* **INPUT DATA**

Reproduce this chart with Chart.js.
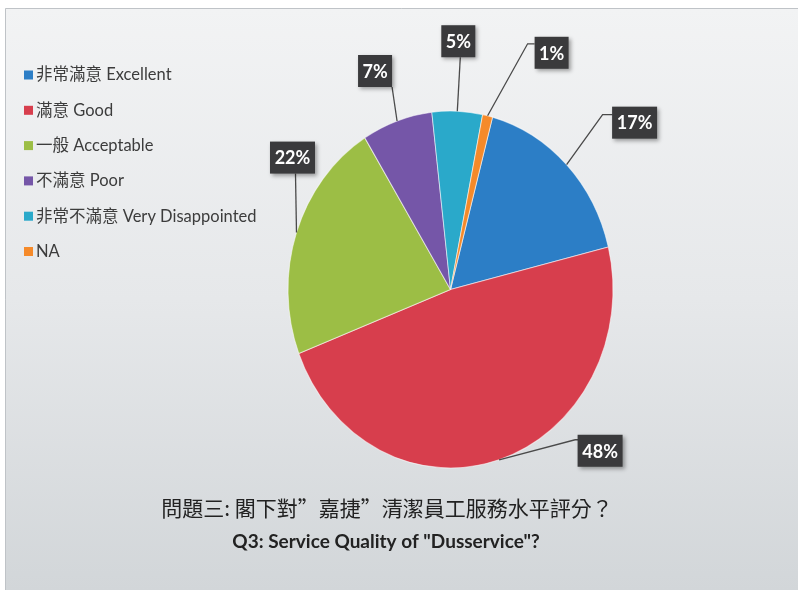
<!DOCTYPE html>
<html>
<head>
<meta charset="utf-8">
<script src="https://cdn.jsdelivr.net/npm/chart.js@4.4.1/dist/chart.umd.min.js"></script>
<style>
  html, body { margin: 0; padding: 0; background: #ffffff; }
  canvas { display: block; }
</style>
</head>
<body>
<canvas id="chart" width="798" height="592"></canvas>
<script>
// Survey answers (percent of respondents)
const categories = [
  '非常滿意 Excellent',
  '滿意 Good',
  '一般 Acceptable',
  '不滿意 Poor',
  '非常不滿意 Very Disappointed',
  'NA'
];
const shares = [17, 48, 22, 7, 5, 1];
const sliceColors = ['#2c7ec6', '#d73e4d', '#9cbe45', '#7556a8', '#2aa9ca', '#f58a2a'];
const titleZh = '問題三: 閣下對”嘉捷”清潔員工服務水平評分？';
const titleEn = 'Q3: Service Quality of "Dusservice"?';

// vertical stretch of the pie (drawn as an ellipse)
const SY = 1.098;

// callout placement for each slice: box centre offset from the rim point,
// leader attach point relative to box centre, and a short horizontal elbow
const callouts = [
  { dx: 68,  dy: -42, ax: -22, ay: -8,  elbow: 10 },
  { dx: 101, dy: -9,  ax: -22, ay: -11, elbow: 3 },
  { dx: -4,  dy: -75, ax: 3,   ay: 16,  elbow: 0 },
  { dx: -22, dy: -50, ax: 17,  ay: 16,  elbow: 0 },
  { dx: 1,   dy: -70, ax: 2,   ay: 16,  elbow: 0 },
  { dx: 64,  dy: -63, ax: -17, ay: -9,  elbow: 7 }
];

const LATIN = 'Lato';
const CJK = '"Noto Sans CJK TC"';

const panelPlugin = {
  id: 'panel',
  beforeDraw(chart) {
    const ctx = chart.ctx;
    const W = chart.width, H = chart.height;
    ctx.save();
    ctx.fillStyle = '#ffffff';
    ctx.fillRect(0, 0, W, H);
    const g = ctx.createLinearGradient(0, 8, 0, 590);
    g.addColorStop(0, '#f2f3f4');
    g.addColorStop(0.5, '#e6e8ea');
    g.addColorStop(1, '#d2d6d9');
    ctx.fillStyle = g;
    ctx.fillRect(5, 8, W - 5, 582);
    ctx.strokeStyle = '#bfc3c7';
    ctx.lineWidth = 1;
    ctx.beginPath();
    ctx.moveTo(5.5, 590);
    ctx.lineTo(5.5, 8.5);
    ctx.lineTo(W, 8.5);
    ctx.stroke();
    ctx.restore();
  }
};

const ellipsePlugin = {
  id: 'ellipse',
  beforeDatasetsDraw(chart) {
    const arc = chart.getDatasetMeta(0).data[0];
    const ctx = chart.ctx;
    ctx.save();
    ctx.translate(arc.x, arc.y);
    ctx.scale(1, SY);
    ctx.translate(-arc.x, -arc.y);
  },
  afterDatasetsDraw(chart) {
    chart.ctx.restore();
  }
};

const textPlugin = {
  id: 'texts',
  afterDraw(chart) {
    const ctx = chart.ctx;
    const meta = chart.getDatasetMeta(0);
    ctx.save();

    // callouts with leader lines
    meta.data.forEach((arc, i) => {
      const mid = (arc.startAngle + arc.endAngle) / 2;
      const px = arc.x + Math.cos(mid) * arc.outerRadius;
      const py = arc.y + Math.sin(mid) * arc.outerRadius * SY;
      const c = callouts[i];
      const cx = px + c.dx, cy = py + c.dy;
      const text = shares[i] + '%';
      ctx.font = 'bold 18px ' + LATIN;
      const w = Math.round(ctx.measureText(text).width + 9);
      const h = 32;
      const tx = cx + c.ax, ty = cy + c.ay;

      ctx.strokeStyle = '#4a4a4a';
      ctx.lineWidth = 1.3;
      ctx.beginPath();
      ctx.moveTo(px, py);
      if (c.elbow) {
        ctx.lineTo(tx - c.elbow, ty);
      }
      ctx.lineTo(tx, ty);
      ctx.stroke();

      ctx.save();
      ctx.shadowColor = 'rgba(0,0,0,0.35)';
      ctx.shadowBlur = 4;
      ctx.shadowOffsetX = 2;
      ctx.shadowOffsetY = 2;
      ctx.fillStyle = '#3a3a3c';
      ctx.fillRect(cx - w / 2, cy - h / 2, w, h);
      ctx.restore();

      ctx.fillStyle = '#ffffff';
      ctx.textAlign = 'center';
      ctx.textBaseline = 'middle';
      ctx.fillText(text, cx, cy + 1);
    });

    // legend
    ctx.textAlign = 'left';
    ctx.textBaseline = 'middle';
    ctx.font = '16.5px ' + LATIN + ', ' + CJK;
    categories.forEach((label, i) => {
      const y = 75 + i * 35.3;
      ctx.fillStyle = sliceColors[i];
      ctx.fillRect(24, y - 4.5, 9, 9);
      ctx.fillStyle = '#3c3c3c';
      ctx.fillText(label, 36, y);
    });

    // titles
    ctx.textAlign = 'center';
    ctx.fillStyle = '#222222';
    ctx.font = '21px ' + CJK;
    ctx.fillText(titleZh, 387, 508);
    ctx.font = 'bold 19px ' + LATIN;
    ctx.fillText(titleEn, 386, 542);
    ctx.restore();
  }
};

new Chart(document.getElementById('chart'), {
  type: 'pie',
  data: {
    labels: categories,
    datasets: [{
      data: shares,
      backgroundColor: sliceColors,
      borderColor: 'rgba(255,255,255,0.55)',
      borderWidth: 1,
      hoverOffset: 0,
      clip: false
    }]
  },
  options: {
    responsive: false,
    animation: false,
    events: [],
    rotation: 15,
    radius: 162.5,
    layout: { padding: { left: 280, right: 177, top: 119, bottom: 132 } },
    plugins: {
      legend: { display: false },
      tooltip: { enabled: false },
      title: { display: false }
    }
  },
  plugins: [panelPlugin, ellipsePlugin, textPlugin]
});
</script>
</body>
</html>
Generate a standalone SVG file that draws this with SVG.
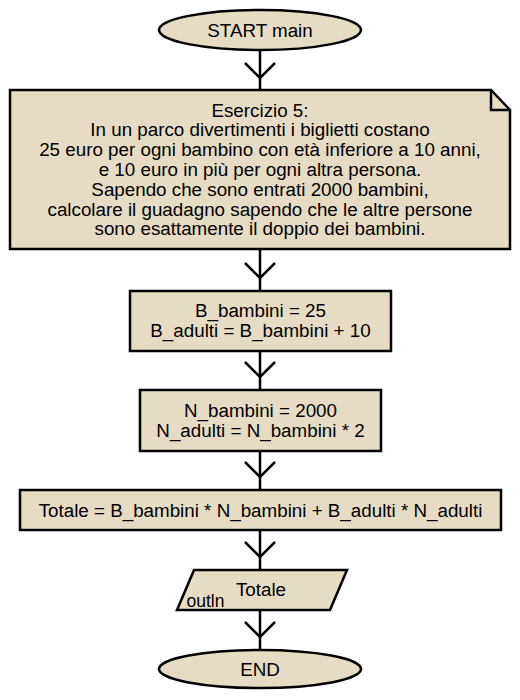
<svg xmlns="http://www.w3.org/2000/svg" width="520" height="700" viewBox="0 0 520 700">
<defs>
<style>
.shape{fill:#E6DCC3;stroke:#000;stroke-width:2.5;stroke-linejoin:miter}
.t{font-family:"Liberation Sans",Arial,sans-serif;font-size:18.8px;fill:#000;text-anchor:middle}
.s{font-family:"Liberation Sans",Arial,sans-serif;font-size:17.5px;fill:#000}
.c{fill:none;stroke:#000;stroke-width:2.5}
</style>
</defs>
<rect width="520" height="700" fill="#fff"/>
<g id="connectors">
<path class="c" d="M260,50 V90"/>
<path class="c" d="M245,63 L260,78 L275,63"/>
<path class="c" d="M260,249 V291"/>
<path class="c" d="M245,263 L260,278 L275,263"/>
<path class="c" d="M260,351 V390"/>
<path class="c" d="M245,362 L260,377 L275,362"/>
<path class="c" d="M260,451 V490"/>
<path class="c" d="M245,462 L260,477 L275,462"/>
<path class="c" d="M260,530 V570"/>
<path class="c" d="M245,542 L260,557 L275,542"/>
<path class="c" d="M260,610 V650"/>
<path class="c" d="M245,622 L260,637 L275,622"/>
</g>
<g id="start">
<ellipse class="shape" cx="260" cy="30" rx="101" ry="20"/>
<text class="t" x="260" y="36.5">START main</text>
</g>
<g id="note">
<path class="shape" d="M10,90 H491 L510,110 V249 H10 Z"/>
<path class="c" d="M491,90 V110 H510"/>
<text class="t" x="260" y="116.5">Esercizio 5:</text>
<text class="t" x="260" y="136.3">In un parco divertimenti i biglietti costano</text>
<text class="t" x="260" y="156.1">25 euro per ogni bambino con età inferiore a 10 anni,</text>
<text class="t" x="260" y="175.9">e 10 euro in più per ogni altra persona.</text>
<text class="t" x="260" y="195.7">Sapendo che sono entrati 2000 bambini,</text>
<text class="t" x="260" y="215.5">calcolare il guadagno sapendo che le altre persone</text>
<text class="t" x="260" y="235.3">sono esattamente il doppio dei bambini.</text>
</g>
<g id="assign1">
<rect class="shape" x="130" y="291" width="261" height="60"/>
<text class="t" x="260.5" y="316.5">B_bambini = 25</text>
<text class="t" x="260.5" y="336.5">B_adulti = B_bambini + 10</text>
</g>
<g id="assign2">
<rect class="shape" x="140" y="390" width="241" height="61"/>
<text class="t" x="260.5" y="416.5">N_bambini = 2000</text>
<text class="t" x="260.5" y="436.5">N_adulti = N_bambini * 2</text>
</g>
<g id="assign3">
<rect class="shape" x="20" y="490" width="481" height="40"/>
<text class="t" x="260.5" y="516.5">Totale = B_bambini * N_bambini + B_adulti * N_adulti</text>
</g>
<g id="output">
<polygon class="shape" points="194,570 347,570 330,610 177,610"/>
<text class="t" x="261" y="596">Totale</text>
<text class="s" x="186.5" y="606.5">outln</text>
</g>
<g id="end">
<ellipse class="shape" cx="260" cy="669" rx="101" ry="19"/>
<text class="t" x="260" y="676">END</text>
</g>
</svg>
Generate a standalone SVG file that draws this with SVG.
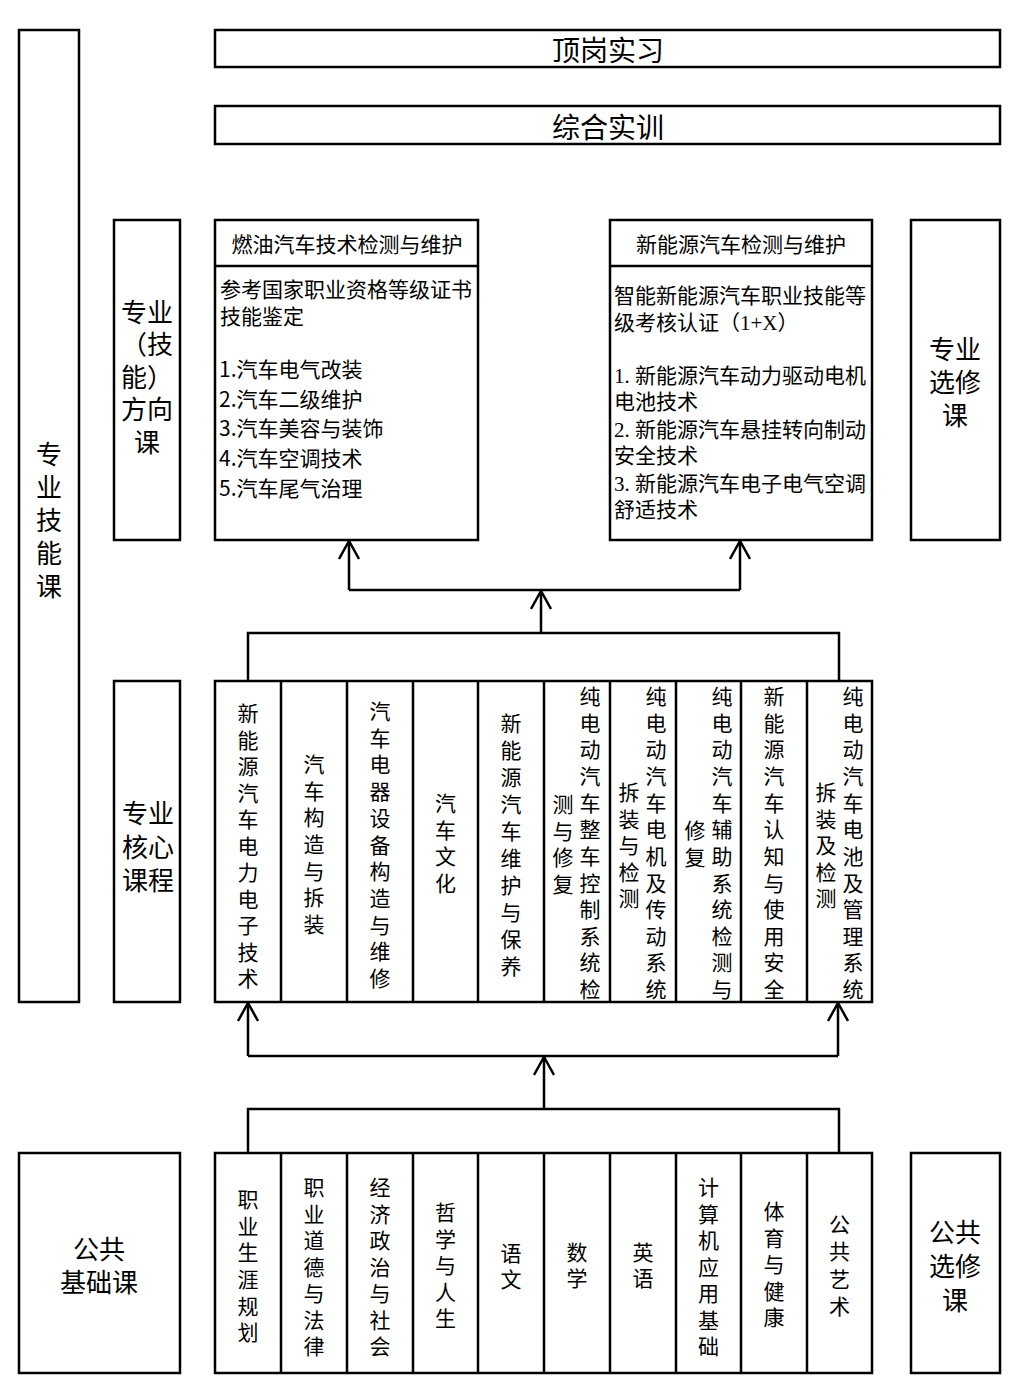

* **WRITTEN TASK**
Reproduce the records above from their first line to the line bearing "const SY = 1.098;", both ends included, leaving every picture out.

* **PROBLEM SOLUTION**
Reproduce this chart with Chart.js.
<!DOCTYPE html>
<html>
<head>
<meta charset="utf-8">
<script src="https://cdn.jsdelivr.net/npm/chart.js@4.4.1/dist/chart.umd.min.js"></script>
<style>
  html, body { margin: 0; padding: 0; background: #ffffff; }
  canvas { display: block; }
</style>
</head>
<body>
<canvas id="chart" width="798" height="592"></canvas>
<script>
// Survey answers (percent of respondents)
const categories = [
  '非常滿意 Excellent',
  '滿意 Good',
  '一般 Acceptable',
  '不滿意 Poor',
  '非常不滿意 Very Disappointed',
  'NA'
];
const shares = [17, 48, 22, 7, 5, 1];
const sliceColors = ['#2c7ec6', '#d73e4d', '#9cbe45', '#7556a8', '#2aa9ca', '#f58a2a'];
const titleZh = '問題三: 閣下對”嘉捷”清潔員工服務水平評分？';
const titleEn = 'Q3: Service Quality of "Dusservice"?';

// vertical stretch of the pie (drawn as an ellipse)
const SY = 1.098;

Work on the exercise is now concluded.